--- start ---

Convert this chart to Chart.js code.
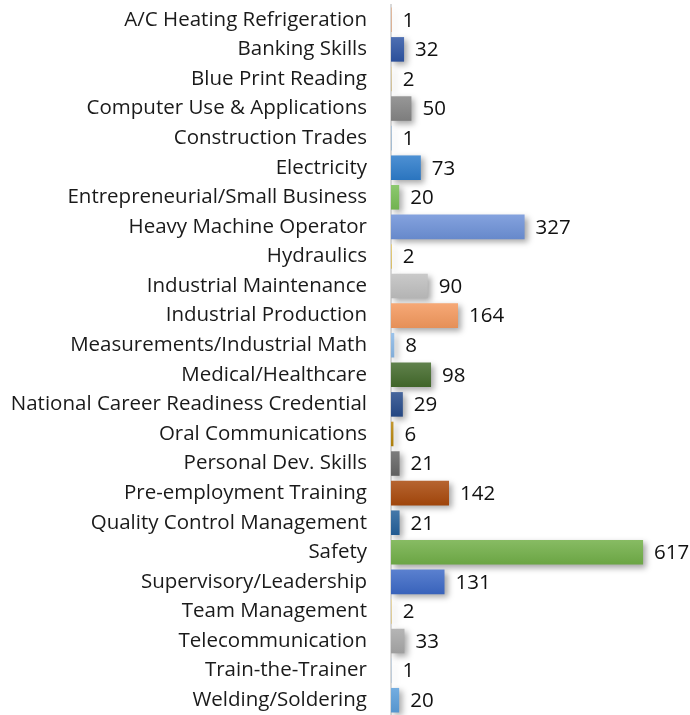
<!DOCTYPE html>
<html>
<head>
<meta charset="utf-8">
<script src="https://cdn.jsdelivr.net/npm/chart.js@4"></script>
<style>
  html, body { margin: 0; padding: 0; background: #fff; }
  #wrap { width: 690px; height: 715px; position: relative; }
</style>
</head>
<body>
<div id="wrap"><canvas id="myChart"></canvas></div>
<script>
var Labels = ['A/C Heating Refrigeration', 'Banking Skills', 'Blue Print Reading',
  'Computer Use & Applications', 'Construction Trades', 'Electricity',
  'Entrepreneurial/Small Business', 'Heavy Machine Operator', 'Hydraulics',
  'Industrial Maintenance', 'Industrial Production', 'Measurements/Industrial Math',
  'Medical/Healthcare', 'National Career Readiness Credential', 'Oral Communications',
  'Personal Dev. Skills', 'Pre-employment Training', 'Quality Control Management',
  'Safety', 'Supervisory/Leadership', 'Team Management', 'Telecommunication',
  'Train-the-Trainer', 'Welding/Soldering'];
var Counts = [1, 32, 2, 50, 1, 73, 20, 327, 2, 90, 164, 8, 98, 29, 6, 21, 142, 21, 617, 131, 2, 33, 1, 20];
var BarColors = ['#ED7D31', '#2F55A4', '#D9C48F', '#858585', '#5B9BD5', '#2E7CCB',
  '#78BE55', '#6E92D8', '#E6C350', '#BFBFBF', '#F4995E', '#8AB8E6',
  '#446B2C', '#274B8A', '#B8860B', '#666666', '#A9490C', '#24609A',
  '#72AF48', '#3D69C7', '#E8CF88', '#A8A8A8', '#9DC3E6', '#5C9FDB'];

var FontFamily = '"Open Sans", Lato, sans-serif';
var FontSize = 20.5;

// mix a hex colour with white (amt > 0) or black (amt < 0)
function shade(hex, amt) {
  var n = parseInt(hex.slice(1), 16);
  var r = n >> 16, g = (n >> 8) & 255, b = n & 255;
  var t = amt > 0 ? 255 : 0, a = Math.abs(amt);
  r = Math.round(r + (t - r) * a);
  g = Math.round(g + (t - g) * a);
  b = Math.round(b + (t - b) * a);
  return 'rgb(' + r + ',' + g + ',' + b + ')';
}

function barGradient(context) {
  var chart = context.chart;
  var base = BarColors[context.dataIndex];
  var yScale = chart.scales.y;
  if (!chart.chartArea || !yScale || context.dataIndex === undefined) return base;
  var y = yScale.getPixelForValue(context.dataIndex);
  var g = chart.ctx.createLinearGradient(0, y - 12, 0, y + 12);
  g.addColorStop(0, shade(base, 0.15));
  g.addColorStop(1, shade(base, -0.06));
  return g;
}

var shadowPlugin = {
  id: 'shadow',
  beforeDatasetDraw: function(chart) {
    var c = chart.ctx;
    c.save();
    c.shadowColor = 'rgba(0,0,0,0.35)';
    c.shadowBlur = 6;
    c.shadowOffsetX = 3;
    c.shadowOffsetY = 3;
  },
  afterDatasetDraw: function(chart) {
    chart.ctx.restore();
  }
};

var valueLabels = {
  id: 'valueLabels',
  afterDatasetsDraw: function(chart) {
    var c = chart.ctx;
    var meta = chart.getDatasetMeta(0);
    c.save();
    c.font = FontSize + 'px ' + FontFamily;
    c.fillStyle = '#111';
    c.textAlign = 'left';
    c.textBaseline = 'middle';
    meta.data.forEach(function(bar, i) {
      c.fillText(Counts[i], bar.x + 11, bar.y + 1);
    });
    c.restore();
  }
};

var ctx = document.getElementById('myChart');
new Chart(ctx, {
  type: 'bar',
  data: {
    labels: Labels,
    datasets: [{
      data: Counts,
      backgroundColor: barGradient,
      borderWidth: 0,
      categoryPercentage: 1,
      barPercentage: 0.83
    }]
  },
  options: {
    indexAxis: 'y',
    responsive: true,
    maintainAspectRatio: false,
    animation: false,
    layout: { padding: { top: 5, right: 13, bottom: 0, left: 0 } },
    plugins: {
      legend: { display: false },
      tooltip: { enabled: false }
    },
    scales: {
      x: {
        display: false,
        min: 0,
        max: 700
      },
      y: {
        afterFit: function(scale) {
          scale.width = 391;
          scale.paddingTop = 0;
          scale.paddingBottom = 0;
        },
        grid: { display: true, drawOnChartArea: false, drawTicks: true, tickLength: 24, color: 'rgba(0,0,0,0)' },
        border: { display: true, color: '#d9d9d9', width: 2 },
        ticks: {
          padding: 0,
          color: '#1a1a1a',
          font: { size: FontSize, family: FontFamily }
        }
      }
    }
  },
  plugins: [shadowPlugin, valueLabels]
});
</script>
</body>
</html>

--- end ---
--- start ---

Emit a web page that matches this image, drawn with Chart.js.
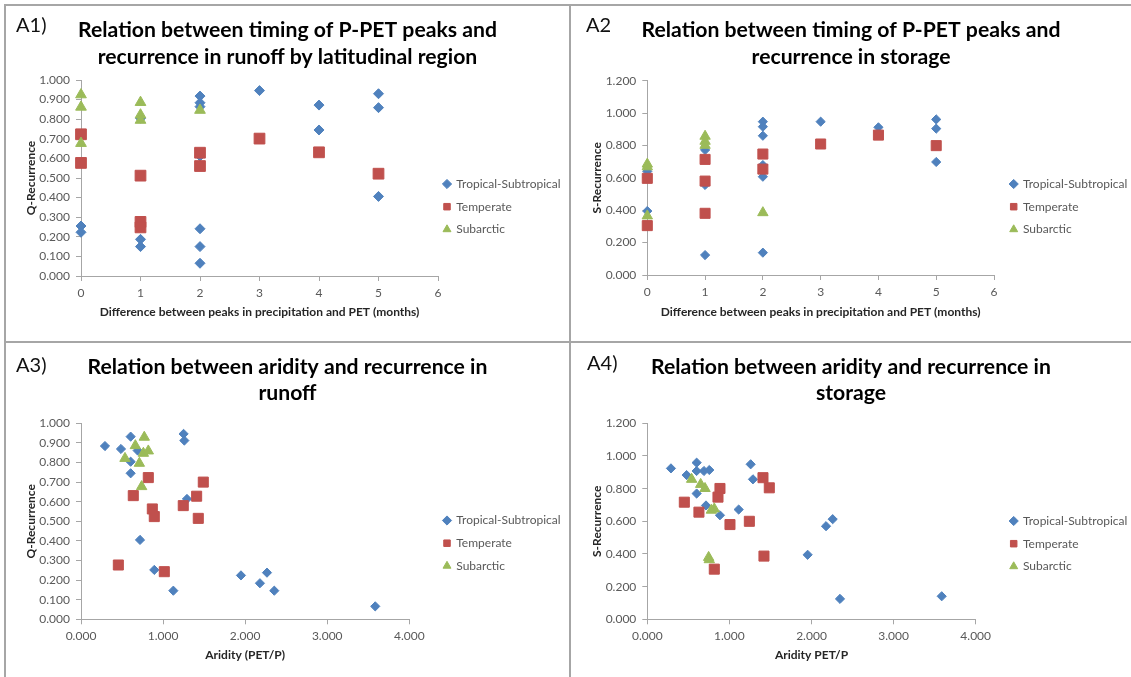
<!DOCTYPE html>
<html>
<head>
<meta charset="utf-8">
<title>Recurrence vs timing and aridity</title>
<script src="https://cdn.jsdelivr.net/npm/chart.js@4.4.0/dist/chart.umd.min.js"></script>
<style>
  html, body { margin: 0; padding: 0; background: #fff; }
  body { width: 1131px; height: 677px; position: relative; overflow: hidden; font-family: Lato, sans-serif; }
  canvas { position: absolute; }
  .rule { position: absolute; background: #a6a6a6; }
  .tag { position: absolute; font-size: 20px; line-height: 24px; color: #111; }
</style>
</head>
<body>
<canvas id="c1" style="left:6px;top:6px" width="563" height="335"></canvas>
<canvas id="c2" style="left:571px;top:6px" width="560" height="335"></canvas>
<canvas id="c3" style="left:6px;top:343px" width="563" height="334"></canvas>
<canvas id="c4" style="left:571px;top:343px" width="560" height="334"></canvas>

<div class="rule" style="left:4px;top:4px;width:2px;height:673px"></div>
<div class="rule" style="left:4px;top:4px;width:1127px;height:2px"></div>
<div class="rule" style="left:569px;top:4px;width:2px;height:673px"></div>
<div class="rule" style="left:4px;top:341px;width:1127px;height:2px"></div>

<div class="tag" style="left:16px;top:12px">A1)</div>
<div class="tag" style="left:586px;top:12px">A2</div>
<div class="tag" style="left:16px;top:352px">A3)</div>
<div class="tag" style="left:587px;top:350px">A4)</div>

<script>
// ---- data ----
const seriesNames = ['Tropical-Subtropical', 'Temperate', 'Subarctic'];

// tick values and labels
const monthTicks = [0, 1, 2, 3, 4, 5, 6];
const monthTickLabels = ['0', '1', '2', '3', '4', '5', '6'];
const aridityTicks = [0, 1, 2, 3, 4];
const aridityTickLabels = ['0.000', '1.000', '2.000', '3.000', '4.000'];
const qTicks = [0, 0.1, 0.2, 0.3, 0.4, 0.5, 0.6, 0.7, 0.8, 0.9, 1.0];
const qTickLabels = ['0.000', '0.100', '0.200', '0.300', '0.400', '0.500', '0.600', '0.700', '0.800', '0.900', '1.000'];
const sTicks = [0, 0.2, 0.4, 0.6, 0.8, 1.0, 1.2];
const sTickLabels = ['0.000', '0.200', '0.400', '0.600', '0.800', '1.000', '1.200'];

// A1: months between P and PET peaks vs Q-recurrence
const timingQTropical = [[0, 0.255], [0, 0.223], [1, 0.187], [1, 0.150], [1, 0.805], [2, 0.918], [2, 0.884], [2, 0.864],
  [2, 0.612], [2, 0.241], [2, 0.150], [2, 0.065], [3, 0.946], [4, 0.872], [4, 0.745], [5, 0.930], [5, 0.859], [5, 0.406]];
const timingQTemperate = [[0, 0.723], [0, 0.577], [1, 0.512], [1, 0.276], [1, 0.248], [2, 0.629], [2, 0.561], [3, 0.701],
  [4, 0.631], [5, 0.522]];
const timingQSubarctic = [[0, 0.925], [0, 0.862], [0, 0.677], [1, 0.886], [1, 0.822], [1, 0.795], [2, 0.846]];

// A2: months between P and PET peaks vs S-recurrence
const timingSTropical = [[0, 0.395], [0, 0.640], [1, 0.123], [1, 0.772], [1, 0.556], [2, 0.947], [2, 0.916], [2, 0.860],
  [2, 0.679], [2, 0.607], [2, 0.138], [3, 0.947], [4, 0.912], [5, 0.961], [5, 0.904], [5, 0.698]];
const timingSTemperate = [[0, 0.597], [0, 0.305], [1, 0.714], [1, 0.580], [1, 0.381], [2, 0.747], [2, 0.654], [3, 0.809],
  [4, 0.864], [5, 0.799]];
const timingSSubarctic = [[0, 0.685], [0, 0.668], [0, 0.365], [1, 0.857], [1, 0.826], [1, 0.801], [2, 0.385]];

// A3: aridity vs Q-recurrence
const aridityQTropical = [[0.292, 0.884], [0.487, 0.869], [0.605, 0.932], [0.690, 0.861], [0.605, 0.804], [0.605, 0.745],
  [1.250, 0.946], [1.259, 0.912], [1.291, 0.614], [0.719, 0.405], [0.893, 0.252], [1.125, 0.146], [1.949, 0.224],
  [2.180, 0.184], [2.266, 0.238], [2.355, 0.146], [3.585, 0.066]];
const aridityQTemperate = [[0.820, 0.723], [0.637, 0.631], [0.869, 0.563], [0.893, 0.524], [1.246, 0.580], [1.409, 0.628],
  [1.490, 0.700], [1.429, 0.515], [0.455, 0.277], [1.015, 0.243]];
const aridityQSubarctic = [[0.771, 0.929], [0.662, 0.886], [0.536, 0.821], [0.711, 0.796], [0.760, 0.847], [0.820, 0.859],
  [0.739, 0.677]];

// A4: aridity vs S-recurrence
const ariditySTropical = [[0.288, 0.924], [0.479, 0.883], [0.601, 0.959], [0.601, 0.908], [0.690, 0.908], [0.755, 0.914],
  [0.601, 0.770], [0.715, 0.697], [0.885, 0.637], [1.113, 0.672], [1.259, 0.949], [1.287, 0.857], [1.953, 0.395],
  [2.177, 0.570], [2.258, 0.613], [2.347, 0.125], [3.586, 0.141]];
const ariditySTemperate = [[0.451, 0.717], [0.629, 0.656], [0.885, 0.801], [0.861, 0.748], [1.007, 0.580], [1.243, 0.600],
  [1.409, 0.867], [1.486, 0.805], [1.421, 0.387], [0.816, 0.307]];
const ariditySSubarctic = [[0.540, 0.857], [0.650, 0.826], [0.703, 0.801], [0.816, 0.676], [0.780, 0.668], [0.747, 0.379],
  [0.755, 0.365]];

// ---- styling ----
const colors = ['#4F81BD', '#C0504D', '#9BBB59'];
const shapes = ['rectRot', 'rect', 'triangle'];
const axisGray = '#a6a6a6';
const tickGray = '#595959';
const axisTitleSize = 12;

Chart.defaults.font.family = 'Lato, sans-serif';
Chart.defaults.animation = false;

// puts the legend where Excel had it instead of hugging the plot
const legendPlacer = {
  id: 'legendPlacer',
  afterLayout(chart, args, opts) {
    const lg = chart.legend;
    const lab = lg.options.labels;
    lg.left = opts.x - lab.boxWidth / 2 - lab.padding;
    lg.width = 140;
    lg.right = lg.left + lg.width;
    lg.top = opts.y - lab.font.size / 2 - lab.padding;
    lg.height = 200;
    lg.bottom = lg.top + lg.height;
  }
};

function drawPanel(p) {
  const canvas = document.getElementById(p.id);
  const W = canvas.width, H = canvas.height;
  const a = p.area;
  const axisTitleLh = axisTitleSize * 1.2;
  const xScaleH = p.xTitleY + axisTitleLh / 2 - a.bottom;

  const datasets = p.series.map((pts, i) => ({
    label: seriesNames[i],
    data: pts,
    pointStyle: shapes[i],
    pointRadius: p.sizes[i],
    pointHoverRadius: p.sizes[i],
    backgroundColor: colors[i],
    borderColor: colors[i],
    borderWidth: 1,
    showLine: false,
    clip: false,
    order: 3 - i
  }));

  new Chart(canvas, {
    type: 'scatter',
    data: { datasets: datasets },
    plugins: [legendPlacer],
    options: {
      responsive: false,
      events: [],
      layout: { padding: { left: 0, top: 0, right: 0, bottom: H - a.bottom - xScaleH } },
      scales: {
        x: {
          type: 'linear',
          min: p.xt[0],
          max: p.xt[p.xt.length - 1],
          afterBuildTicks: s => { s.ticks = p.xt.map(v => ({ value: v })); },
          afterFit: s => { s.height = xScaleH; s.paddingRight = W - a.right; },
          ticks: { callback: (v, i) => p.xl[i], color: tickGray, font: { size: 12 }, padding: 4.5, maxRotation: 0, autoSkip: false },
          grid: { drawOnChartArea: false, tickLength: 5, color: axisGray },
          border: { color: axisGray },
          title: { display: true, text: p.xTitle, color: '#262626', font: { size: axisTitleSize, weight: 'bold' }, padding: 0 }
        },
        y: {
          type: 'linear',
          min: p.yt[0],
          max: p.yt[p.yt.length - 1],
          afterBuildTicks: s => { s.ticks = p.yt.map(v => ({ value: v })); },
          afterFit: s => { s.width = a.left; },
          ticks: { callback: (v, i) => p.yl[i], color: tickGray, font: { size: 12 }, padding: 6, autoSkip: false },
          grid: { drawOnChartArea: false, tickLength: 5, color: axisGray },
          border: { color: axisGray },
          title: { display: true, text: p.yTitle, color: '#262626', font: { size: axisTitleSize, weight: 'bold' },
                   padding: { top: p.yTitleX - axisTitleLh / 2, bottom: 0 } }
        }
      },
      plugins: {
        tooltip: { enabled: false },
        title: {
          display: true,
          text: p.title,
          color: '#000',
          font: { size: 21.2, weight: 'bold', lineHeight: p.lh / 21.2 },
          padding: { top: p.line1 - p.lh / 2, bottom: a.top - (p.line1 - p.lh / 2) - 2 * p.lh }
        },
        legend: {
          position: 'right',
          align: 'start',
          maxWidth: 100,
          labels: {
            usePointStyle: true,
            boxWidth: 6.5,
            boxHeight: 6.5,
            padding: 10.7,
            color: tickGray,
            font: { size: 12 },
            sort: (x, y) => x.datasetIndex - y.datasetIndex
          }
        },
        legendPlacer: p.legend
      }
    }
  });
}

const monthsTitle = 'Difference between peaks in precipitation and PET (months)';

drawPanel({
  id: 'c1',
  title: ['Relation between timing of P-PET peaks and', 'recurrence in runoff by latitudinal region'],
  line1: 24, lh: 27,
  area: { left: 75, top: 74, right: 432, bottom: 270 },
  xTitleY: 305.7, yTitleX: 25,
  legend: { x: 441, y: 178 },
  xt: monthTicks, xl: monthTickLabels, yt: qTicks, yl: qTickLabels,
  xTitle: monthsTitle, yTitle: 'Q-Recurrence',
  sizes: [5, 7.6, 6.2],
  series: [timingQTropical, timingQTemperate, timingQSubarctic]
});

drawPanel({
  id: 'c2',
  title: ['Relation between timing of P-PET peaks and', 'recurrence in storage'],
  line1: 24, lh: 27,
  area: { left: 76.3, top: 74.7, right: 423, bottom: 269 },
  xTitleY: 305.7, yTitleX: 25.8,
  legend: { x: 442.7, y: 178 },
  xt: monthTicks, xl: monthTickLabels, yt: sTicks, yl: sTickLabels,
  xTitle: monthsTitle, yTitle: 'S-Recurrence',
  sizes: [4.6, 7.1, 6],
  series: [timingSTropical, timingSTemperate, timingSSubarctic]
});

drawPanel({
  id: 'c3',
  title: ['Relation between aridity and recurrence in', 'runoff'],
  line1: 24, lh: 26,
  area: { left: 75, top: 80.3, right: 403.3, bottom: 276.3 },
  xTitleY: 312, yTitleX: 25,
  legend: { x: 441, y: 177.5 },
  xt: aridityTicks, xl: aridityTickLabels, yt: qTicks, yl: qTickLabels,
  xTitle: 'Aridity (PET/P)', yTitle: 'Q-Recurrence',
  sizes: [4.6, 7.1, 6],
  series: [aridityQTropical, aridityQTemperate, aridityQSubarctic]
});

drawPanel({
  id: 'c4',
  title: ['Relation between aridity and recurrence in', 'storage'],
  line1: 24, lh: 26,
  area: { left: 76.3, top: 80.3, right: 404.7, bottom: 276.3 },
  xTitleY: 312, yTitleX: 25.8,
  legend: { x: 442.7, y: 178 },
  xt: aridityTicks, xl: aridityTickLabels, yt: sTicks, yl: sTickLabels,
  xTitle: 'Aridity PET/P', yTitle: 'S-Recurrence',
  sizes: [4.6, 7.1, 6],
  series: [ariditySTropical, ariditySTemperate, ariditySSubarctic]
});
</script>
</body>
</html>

--- end ---
--- start ---

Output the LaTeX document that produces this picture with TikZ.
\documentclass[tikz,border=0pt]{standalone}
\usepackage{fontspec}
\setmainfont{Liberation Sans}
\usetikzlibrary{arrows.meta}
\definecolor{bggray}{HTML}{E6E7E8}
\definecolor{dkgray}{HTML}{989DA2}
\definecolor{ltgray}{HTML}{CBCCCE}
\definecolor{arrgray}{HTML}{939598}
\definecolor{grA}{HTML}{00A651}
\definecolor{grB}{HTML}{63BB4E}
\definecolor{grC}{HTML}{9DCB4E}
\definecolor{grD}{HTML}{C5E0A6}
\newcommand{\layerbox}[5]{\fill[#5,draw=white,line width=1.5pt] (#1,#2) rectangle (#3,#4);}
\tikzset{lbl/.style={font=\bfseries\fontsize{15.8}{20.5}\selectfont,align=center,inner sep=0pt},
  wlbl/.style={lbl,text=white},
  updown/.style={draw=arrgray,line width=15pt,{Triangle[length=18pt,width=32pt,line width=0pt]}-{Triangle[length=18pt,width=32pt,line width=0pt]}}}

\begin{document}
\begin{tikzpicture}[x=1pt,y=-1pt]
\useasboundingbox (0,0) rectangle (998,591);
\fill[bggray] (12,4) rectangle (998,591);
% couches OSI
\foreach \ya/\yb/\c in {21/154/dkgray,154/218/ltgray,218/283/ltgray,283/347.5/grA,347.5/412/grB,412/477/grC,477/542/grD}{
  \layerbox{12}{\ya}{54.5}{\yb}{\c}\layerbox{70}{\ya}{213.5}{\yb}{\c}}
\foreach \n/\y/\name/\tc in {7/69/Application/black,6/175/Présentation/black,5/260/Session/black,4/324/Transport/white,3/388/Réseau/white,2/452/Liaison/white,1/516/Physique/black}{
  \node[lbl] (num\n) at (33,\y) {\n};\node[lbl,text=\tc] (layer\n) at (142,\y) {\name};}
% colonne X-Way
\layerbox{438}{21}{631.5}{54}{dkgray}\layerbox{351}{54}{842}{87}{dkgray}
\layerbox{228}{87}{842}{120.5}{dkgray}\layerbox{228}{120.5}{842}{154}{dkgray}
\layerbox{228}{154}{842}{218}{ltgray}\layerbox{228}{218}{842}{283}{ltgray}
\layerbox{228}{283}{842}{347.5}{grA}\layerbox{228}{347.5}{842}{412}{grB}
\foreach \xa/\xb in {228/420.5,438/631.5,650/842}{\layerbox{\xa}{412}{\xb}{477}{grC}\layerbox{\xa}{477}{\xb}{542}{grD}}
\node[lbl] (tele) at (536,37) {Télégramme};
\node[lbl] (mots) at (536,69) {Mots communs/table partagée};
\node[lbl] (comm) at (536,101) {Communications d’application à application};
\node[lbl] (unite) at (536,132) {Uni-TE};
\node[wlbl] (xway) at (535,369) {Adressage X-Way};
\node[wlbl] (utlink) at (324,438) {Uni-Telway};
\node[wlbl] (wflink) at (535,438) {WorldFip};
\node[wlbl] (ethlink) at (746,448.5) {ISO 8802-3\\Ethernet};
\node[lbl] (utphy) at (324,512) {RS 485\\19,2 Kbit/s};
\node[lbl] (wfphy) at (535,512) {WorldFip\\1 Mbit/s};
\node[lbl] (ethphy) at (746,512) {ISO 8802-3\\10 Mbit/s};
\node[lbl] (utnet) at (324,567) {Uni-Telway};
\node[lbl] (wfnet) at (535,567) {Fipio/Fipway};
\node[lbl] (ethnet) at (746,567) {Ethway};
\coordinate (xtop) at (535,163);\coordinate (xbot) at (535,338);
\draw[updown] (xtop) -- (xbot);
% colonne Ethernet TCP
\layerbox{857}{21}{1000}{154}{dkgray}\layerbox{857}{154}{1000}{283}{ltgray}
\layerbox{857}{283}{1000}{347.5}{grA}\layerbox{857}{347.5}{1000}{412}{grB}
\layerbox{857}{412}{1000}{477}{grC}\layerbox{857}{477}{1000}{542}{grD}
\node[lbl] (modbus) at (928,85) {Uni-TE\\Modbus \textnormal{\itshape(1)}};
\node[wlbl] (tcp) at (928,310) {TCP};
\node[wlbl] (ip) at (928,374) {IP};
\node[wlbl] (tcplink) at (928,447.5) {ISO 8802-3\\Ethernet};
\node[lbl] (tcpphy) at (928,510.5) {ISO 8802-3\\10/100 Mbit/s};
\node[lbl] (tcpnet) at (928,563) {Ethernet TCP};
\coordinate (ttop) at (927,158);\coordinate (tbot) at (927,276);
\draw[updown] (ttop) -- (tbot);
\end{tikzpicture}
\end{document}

--- end ---

Find and copy every line in the entries above where the string "that" occurs.

Emit a web page that matches this image, drawn with Chart.js.
Output the LaTeX document that produces this picture with TikZ.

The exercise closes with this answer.